Independence Won: First National


Film still for Independence Won: First National

On 17 June 1917 Chaplin signed a much-publicised "million-dollar contract" with the newly established First National Exhibitors Circuit. The company would advance $125,000 for each of eight pictures, which Chaplin would produce independently. Given this new leap towards independence, he built his own studio on the corner of La Brea Avenue and Sunset Boulevard. To reassure his neighbours in this good residential area, the studio was designed to look like the cottages of an old English village.

The contract specified that the eight films would be delivered in one year, but a variety of circumstances - the First World War, Chaplin's marital problems and creative blocs, and the complex production of The Kid - resulted in a four-year period between the first and last releases. The first film under the contract, the fast and funny A Dog's Life (1918), was succeeded by Shoulder Arms (1918), an audacious essay in metamorphosing the horrors of the First World War into comedy. It was an enormous success and remains one of the great documents of that war. Sunnyside (1919) and A Day's Pleasure (1919) are attractive but minor works made as Chaplin was feeling his way towards his masterpiece, The Kid (1921), which drew rewardingly upon his own painful childhood memories, and made a worldwide star of his infant partner, Jackie Coogan. The final First National films are remarkable for their variety: in The Idle Class (1921) Chaplin plays a dual role - a member of the idle rich and a vagrant who happens to be his double. In Pay Day (1922) he plays a working man with a home and a shrewish wife. In The Pilgrim, he is an escaped prisoner who is mistaken for the new pastor of a rural community.
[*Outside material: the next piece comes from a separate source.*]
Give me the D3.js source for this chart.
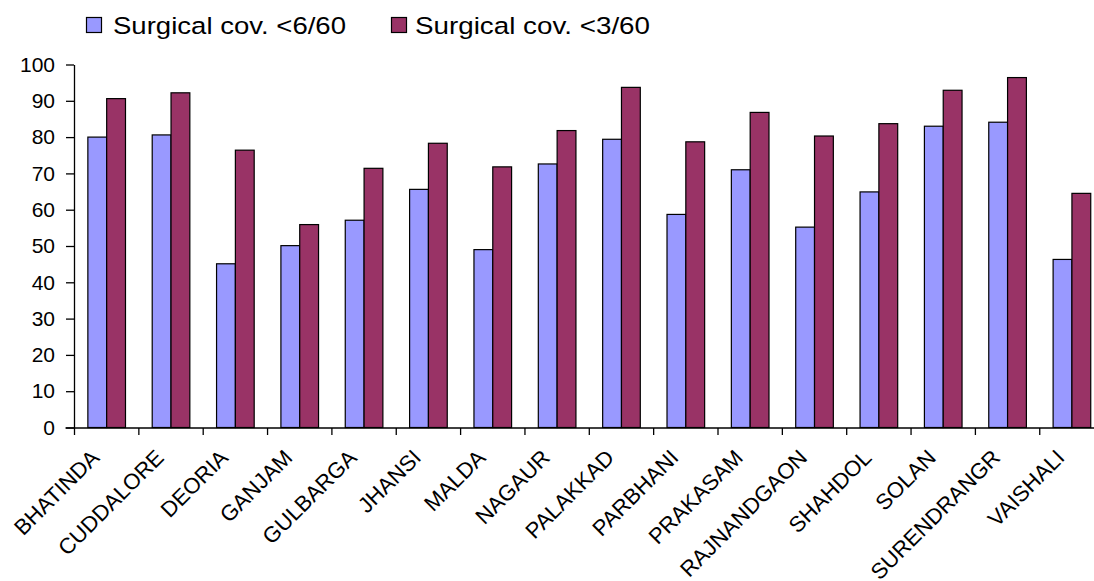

The period also saw some minor independent productions. Chaplin showed off his new studio in a comedy documentary, How to Make Movies, rejected by the distributors and only edited into showable form more than 70 years later. The Bond was the Chaplin studio's contribution to the war effort, a comedy to promote the sale of war bonds. The Professor was never completed, but an intriguing fragment survives. Nice and Friendly was a short dramatic comedy, designed to feature and flatter Chaplin's visiting friends, Lord and Lady Louis Mountbatten.